Nas comunidades próximas ao rio Içá, afluente do Amazonas, "pastores teriam se dirigido ao município em tentativa de impedir que as vacinas chegassem na comunidade", afirma o relatório. Os responsáveis seriam da Igreja Mundial do Poder de Deus, liderada por Valdemiro Santiago, e da Igreja Internacional da Graça de Deus, do pastor R.R. Soares. Procuradas por e-mail, as congregações não responderam aos questionamentos do UOL.

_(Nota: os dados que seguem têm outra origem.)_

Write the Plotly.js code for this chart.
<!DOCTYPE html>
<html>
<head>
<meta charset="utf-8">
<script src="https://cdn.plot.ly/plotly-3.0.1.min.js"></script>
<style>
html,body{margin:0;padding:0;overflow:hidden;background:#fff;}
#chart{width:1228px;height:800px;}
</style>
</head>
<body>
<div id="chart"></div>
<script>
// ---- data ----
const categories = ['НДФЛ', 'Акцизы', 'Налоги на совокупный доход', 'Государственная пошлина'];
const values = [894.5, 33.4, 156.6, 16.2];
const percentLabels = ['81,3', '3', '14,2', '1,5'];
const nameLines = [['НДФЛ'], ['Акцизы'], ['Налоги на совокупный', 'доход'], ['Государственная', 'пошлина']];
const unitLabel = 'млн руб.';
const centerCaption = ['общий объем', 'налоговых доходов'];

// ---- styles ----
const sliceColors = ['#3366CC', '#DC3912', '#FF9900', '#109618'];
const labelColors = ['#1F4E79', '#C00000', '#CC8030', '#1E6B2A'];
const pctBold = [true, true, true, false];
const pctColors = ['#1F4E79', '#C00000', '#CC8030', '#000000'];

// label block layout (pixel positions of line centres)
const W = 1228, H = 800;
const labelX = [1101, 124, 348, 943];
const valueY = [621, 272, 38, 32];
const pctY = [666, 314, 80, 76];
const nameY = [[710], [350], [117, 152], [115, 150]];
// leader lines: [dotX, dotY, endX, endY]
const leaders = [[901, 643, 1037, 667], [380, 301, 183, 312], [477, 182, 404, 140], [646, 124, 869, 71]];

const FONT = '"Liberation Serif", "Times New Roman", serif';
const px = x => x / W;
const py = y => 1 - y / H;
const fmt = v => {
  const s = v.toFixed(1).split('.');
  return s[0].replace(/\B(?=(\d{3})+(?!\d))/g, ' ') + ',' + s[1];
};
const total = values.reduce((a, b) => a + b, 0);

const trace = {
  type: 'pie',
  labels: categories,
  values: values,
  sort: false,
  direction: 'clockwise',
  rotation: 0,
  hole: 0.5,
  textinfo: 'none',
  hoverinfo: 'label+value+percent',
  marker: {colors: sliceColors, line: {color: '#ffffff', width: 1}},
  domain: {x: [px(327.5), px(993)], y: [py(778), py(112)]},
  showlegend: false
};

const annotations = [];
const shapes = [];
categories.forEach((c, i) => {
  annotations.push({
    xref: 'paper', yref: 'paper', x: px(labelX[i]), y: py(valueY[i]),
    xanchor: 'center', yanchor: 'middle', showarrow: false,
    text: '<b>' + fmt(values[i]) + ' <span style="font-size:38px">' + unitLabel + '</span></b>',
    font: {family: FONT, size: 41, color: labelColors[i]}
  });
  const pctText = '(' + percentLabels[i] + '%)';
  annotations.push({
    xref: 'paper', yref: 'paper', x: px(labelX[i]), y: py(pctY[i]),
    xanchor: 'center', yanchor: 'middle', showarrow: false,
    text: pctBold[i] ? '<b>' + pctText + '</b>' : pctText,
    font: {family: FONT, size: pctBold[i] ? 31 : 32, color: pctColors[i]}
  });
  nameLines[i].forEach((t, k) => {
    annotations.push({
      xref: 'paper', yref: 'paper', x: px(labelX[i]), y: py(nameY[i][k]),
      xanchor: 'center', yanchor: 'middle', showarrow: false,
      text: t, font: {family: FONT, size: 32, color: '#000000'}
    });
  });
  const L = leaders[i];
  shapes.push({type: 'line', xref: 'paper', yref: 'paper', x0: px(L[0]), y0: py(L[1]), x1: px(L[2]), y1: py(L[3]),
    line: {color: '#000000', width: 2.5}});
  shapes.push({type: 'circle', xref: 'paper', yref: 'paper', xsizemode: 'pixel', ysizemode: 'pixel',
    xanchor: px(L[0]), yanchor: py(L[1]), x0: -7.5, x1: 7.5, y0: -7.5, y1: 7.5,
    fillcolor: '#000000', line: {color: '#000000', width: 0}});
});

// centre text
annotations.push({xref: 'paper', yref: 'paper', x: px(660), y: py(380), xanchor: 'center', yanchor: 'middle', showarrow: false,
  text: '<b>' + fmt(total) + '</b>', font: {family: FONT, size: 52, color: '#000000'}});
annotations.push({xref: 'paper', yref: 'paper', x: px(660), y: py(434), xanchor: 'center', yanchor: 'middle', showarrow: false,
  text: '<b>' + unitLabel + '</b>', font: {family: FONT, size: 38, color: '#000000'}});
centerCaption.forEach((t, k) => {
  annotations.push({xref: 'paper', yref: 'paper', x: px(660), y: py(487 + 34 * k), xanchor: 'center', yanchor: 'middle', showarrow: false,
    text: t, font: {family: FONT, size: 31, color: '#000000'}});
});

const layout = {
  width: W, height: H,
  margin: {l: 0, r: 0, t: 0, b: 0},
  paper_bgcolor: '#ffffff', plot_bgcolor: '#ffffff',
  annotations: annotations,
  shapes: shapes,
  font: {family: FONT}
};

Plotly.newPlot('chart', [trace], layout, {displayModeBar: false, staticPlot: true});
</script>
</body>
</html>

Na maior concentração de povos isolados do mundo, no Vale do Javari (oeste do Amazonas), "aldeias já disseram à Sesai [Secretaria Especial de Saúde Indígena, do Ministério da Saúde] que não irão aceitar a vacina", segundo a União dos Povos Indígenas da região.

Apenas as comunidades vinculadas a grupos evangélicos seriam resistentes à imunização. "Na comunicação que eles fazem por rádio, que todas as aldeias escutam, eles dizem que a vacina foi fabricada muito rápido para os indígenas virarem cobaia", diz Beto Marubo, representante da entidade.

Milena diz que, para chegar ao Alto Solimões, onde vive seu povo, são cinco dias de barco. Não tem rua nem carro. "As informações chegam aqui distorcidas, perfeito para esses pastores", diz.

Já na terra indígena arariboia, no Maranhão, evangelizadores ligados à Assembleia de Deus usariam áudios e vídeos pelo celular, sistema de rádio das aldeias e cultos presenciais para convencer os indígenas "a não se vacinarem", segundo o requerimento entregue à CPI. Procurada por e-mail e telefone, a igreja não respondeu. Tem propagação por pastores de que a vacina vem junto com um chip, que tem o número da Besta, que quem toma a vacina vira jacaré."

Relatos parecidos teriam ocorrido em aldeias de Itacoatira (Amazonas), Xingu (Mato Grosso) e Rondônia, segundo a Coordenação das Organizações Indígenas da Amazônia Brasileira.

Uma das lideranças do povo apurinã e cacique da aldeia Decorã (AM), Zé Bajaga Apurinã, 55, contou ao UOL que há "uma lavagem cerebral nas aldeias com mais evangélicos". "Eles dizem que a vacina é uma marca para arrebatar ao inferno no dia do Juízo Final", diz. "Todos os que morreram de Covid foram recebidos pelo Demônio e que a vacina marca os que sobreviverem à doença."

Ele conta que sua própria tia, evangélica, era contra a vacinação na aldeia até que a filha dela morreu após infecção por covid-19. "Aí ela disse que teve um sonho e foi tomar a vacina", conta Bajaga.

Milena Kokama afirma que "não é só isso". "Quando morre um indígena por Covid, dizem que é pardo. Eu não sou parda, eu nasci kokama. Além de o nosso povo estar sendo enterrado em cova coletiva, sem dignidade nenhuma, no último documento diz que a gente não é indígena."

Em março, a Frente Parlamentar Mista em Defesa dos Direitos dos Povos Indígenas encaminhou a denúncia ao MPF (Ministério Público Federal), que instaurou um procedimento no Maranhão. O órgão pediu informação aos DSEIs (Distritos Sanitários Especiais Indígenas), os gestores do Subsistema de Atenção à Saúde Indígena.

Em resposta, afirmaram que "todos os esforços estão sendo empreendidos pelos profissionais de saúde a fim de superar a campanha de desinformação e vacinar as comunidades", diz o MPF, que não respondeu se a prática é criminosa.

O UOL também procurou a Funai, que em nota afirmou que "não cuida diretamente da matéria, mas, sim, a Secretaria Especial de Saúde Indígena (Sesai/Ministério da Saúde)". Procurado, o Ministério da Saúde não respondeu até esta publicação.